Sul tema della rappresentazione si esprimono invece Haruka Sakaguchi e Griselda San Martin, riflettendo sulla pratica hollywoodiana del typecasting, ossia il selezionare gli attori per ruoli ricorrenti, ricolmi di stereotipi e discriminazioni. Le foto descrivono il ruolo classico che viene chiesto alle donne di interpretare, accanto a quello al quale, invece, aspirerebbero: attrici costrette a giocare costantemente il ruolo di Pochaontas che si immaginano Wonder woman, scolarette che sembrano uscite da un manga giapponese che si sentirebbero molto più a loro agio nei panni di un cattivo della serie horror Supernatural, asiatiche obbligate a indossare il qipao floreale tipico della cultura cinese, e che invece, vorrebbero, per una volta, giocare il ruolo del detective.
«La raffigurazione conta», spiegano le artiste, «è difficile evidenziare l’importanza di vedere qualcuno che ti assomiglia ritratto in 3D con potere e dignità. Il nostro progetto illustra la plausibilità di un futuro più equo – sia sullo schermo che nella vita reale». Infine, per la sezione dedicata alle lotte, Alfiah Rahdini (indonesiana classe 1990) ha spiegato la difficoltà ad emanciparsi dagli stereotipi con una scultura Sri Naura Paramita, esposta alla Biennale di Jakarta 2021, che raffigura una donna contemporanea, seduta su un tappetino da yoga, poggiato sopra la tradizionale base a forma di loto sulla quale solitamente si sistemano le statue buddhiste.
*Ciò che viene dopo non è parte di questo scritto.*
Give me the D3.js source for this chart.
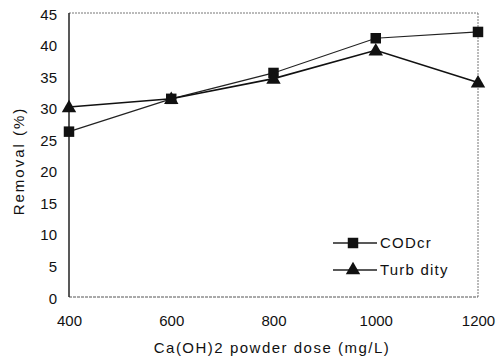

«Il corpo femminile, sia esso fisicamente presente o direttamente o indirettamente raffigurato da una scultura, diventa un argomento di discussione e io, anziché evitare il dibattito, lo voglio proporre in modo che si possa parlare di questo tema» conclude l’artista. Che poi, in fondo, è proprio l’obiettivo del percorso espositivo, che parte da chi siamo state per arrivare all’oggi, molto meno munifico di certezze, e portatore di riflessioni, che affida alle più giovani il compito di immaginare il domani. Sperando di ridefinire i contorni del contemporaneo, rendendolo anche a misura di donna, proprio come Wanda.